On Sep 28, 2006, at 5:04 PM, Eric Merkel wrote:
Would it make more sense to have one system acting as the firewalling bridge in front of the email servers or should I use two bridges? My gut instinct says it would be easier to have one bridge so that I wouldn't have to keep the spamdb synced between multiple boxes but I want to get other's opinions.
I haven't tested this myself yet. While I know that the PF states can be kept in sync between the two, keeping the tuple information sync'd is what I have not figured out yet. I would vote for 3+ machines, owing to service availability. I'm guessing your user base is at least 100K probably closer to 200K. In which case having four/ five 9s of service availability might be important. 2 machines is nice, but 3 would be better, IMO. Then you could take one out for maintenance and the other two could still process the load and defend against an attack that might happen while the 3rd is being serviced.

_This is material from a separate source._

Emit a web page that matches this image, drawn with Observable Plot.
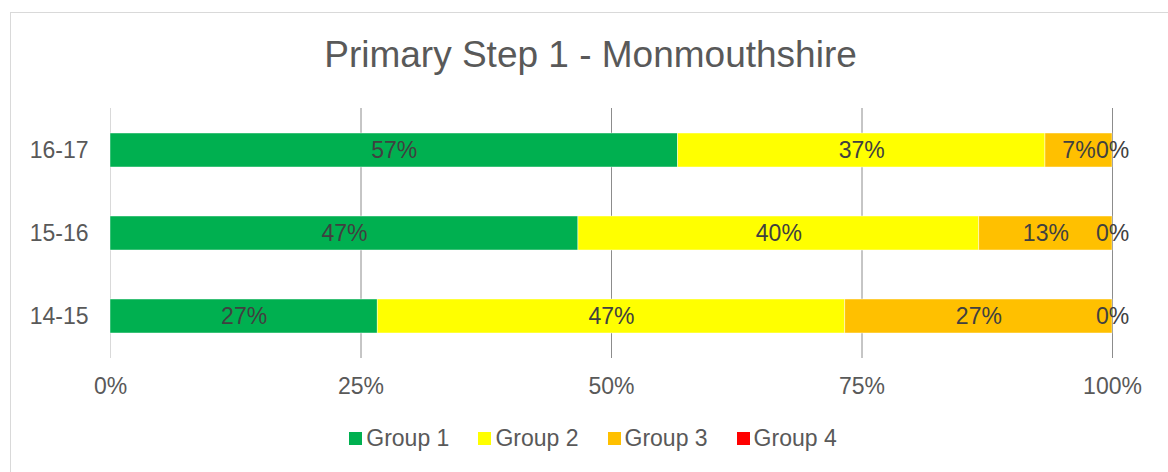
<!DOCTYPE html>
<html>
<head>
<meta charset="utf-8">
<script src="https://cdn.jsdelivr.net/npm/d3@7"></script>
<script src="https://cdn.jsdelivr.net/npm/@observablehq/plot@0.6"></script>
<style>
  html, body { margin: 0; padding: 0; background: #fff; }
  body { width: 1168px; height: 472px; position: relative; overflow: hidden; font-family: "Liberation Sans", Arial, sans-serif; }
  #frame { position: absolute; left: 10px; top: 12px; width: 1200px; height: 500px; border: 1px solid #d9d9d9; box-sizing: border-box; }
  #title { position: absolute; left: 0; width: 1181px; top: 33px; text-align: center; font-size: 37px; color: #595959; line-height: 44px; }
  #chart { position: absolute; left: 0; top: 0; }
  #legend { position: absolute; left: 0; top: 424px; width: 1186px; display: flex; justify-content: center; gap: 29px; font-size: 23px; color: #595959; line-height: 28px; }
  #legend .item { display: flex; align-items: center; }
  #legend .sw { width: 13px; height: 13px; margin-right: 4px; }
</style>
</head>
<body>
<div id="frame"></div>
<div id="title">Primary Step 1 - Monmouthshire</div>
<div id="chart"></div>
<div id="legend"></div>
<script>
const years = ["16-17", "15-16", "14-15"];
const groups = ["Group 1", "Group 2", "Group 3", "Group 4"];
const colors = ["#00b050", "#ffff00", "#ffc000", "#ff0000"];
const group1 = [56.7, 46.7, 26.7];
const group2 = [36.7, 40.0, 46.7];
const group3 = [6.7, 13.3, 26.7];
const group4 = [0, 0, 0];
const xTicks = [0, 0.25, 0.5, 0.75, 1];

const series = [group1, group2, group3, group4];
const data = [];
years.forEach((y, i) => {
  groups.forEach((g, j) => {
    data.push({year: y, group: g, value: series[j][i]});
  });
});

const stackOpts = {x: "value", y: "year", z: "group", order: groups, offset: "normalize"};

const plot = Plot.plot({
  width: 1168,
  height: 410,
  marginTop: 108,
  marginBottom: 52,
  marginLeft: 110,
  marginRight: 56,
  style: {fontFamily: "'Liberation Sans', Arial, sans-serif", fontSize: "23px", color: "#595959", background: "transparent", overflow: "visible"},
  x: {domain: [0, 1], ticks: xTicks, tickFormat: d3.format(".0%")},
  y: {domain: years, paddingInner: 0.59, paddingOuter: 0.295},
  color: {domain: groups, range: colors},
  marks: [
    Plot.ruleX([0], {stroke: "#d9d9d9", strokeWidth: 1}),
    Plot.ruleX(xTicks.slice(1), {stroke: "#8c8c8c", strokeWidth: 1}),
    Plot.barX(data, Plot.stackX({...stackOpts, fill: "group", stroke: "white", strokeWidth: 0.75, strokeOpacity: 0.6})),
    Plot.text(data, Plot.stackX({...stackOpts, text: d => Math.round(d.value) + "%", fill: "#404040", fontSize: 23})),
    Plot.axisX({ticks: xTicks, tickFormat: d3.format(".0%"), tickSize: 0, tickPadding: 19, fontSize: 23, fill: "#595959", label: null}),
    Plot.axisY({tickSize: 0, tickPadding: 22, fontSize: 23, fill: "#595959", label: null})
  ]
});
document.getElementById("chart").appendChild(plot);

const legend = document.getElementById("legend");
groups.forEach((g, i) => {
  const item = document.createElement("div");
  item.className = "item";
  const sw = document.createElement("span");
  sw.className = "sw";
  sw.style.background = colors[i];
  const t = document.createElement("span");
  t.textContent = g;
  item.appendChild(sw);
  item.appendChild(t);
  legend.appendChild(item);
});
</script>
</body>
</html>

Also, I have no idea what size server I am going to need for the bridge/spamd machine. We're currently doing between 1.5 & 2 million emails a day. Can anyone else share what type of hardware/memory etc they are using for greylisting this many emails?
Does 2M represent legit and junk? Assuming that its both, figure that 80% of that comes in during 10 hours of the day, that would be about 44 msgs/sec. Of course this is talking normal MTA type transactions, of which spamd is not an MTA.
I've never done any size/perf testing with spamd. I suspect any modern day machine would handle the load very nicely.